## GOAL
Filter the entries, keeping every line with the word "this".

## MATERIAL FOR THE TASK
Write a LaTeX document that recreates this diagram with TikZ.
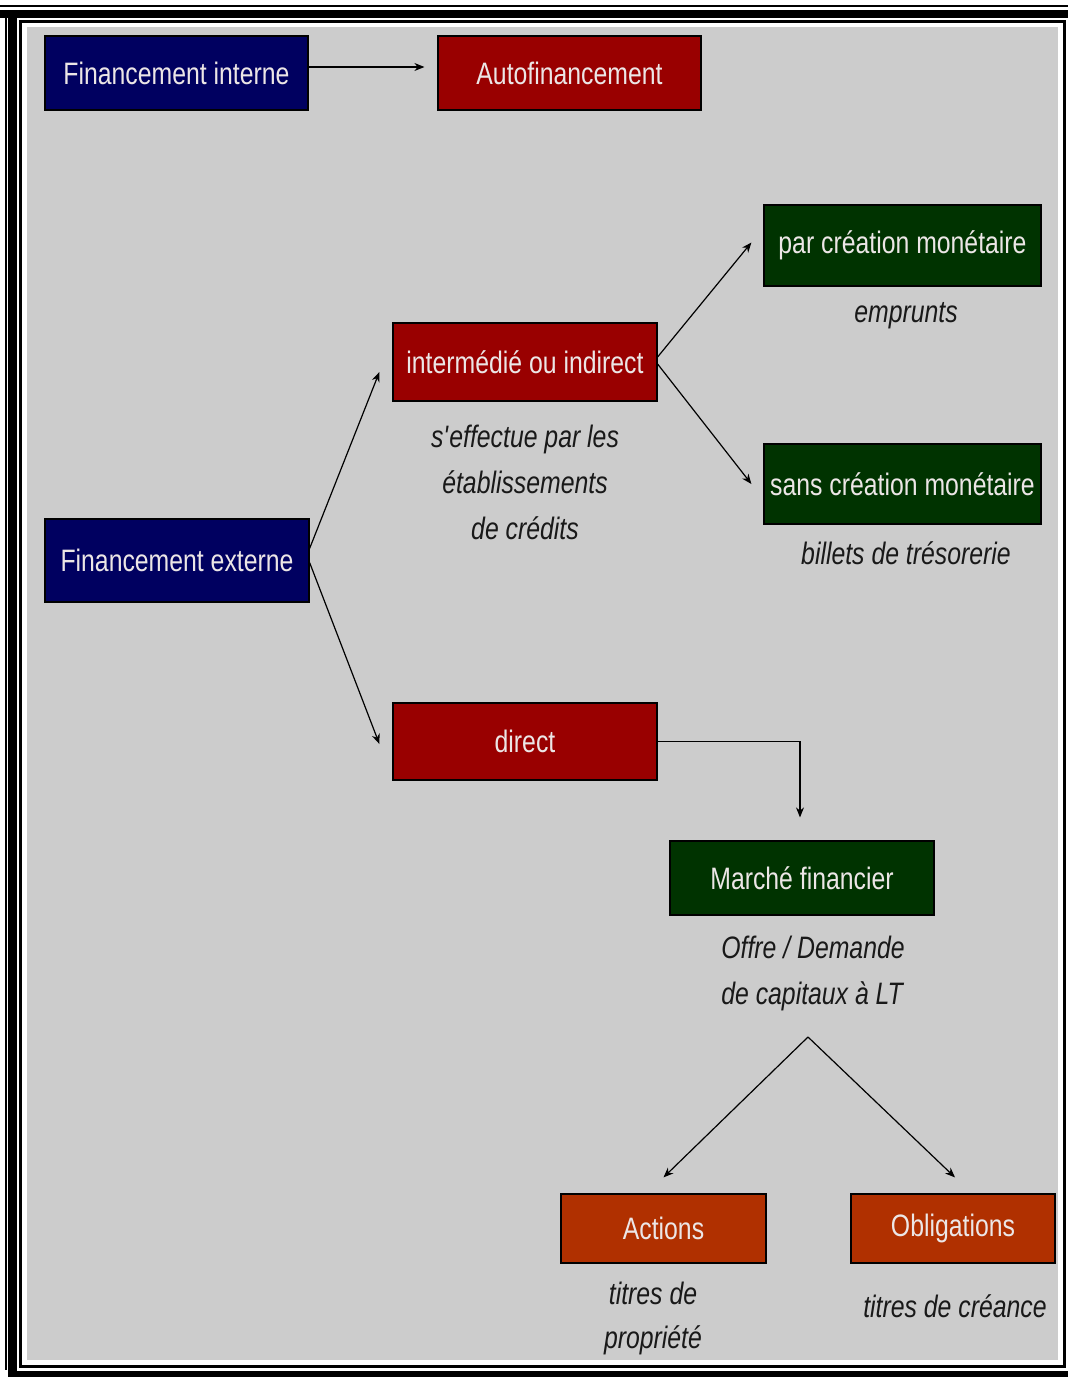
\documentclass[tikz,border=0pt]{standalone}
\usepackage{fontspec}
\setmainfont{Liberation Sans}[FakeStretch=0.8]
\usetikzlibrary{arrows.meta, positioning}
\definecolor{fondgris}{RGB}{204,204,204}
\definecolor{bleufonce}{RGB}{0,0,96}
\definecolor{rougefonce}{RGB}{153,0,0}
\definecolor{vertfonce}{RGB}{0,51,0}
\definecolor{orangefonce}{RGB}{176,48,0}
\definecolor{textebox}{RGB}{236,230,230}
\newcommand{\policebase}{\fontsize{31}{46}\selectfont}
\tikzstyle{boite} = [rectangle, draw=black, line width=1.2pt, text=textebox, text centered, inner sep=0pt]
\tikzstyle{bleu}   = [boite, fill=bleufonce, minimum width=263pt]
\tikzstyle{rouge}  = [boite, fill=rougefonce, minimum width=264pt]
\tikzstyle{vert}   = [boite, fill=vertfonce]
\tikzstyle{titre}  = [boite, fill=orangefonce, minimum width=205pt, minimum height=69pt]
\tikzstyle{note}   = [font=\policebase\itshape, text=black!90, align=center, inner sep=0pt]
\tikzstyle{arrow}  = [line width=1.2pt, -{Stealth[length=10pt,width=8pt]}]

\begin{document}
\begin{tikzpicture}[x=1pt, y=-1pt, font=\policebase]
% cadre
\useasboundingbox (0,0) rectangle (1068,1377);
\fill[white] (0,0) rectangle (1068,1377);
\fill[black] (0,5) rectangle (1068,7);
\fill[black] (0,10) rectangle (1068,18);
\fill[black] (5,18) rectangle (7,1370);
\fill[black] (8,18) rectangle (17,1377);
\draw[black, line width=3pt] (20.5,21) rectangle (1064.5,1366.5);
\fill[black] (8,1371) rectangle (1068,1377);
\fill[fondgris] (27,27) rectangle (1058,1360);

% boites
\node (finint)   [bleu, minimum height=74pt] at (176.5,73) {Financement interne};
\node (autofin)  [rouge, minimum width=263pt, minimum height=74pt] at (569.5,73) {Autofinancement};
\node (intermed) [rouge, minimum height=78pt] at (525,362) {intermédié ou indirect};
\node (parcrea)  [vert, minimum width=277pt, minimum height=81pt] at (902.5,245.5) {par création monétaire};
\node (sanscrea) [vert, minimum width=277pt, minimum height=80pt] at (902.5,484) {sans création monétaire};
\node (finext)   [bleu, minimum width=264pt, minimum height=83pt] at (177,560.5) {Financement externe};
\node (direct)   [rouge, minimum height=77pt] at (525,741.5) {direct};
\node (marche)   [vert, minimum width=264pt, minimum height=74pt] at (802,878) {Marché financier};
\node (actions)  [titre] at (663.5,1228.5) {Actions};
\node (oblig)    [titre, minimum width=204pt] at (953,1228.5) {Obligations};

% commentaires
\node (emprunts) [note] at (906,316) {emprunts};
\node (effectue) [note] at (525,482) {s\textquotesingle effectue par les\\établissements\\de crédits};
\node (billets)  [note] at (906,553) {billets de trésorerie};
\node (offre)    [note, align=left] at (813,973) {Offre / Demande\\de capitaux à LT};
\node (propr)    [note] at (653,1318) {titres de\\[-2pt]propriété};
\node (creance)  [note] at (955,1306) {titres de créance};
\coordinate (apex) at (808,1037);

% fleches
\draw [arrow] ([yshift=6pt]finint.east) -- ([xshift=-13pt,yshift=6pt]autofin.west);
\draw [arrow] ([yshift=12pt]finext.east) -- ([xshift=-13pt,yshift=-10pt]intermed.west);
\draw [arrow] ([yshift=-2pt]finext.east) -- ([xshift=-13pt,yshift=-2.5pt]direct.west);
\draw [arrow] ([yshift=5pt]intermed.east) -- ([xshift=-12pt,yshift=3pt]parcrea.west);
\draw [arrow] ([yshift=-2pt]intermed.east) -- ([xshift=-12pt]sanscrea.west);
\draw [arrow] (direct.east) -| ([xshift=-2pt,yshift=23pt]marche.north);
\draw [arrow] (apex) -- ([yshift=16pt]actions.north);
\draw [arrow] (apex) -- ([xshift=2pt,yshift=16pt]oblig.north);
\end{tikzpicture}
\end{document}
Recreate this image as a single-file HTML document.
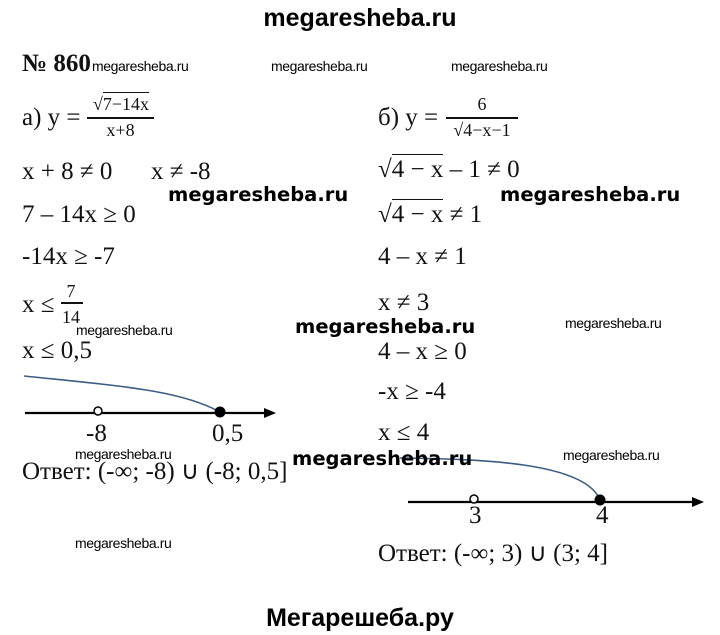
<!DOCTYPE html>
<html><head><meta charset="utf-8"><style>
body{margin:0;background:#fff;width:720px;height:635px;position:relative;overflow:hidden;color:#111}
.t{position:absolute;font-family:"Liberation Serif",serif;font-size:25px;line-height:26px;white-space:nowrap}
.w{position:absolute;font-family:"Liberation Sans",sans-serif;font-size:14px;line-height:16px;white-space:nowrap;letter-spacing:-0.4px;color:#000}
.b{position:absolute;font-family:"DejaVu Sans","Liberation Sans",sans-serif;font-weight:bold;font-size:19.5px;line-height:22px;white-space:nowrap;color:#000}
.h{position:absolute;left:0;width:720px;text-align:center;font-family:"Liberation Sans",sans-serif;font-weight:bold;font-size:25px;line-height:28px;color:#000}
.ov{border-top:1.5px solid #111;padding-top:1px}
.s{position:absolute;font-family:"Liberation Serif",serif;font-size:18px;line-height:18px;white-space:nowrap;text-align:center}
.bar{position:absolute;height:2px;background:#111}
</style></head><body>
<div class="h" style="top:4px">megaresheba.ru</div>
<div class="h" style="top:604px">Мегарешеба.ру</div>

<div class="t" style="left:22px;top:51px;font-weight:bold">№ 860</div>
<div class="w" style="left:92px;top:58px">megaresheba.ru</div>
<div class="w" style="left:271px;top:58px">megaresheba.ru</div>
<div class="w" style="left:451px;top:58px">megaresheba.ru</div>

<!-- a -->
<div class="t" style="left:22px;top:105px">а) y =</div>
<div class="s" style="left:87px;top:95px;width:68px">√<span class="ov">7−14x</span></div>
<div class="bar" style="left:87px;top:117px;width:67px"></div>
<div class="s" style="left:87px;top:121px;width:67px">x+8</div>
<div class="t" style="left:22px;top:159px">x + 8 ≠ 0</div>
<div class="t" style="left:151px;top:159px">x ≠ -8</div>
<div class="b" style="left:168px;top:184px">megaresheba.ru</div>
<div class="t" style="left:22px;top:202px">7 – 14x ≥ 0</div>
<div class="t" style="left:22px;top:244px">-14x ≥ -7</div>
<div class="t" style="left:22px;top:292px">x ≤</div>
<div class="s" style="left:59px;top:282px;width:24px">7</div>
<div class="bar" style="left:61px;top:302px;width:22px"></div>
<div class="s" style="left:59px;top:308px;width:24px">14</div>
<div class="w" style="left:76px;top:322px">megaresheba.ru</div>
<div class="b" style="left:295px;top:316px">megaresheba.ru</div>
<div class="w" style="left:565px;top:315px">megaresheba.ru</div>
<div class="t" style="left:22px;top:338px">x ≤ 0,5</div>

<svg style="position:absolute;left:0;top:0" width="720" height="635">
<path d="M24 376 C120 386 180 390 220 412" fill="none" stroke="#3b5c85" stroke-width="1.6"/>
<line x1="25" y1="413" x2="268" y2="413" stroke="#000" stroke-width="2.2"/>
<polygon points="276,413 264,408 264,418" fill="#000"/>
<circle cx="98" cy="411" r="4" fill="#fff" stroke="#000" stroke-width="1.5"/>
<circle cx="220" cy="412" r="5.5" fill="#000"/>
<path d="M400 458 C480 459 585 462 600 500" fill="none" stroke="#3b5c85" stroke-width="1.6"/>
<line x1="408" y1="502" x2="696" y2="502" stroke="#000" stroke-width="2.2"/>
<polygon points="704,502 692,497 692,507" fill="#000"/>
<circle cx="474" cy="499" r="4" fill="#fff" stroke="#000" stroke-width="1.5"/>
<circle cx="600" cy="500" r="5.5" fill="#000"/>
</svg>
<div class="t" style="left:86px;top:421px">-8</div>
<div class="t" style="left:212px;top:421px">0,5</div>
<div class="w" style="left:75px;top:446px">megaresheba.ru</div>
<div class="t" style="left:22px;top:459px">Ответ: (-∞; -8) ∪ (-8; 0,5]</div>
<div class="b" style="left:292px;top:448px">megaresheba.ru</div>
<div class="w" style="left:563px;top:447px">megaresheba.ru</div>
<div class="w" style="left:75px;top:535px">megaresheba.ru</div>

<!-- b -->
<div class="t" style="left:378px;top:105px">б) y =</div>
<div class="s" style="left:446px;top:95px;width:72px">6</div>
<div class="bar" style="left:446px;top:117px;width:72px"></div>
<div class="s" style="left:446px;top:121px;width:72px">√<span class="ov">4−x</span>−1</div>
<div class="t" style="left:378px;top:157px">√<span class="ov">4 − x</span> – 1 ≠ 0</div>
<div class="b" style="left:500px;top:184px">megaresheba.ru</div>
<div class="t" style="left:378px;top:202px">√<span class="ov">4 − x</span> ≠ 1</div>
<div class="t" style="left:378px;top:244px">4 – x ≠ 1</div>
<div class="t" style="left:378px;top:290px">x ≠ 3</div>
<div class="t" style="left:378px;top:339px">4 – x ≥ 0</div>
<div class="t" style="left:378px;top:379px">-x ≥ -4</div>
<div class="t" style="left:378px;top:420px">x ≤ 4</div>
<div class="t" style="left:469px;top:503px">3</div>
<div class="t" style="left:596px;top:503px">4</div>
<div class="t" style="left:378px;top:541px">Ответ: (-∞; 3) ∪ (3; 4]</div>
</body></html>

## FINAL RESULT
Write a LaTeX document that recreates this diagram with TikZ.
Recreate this image as a single-file HTML document.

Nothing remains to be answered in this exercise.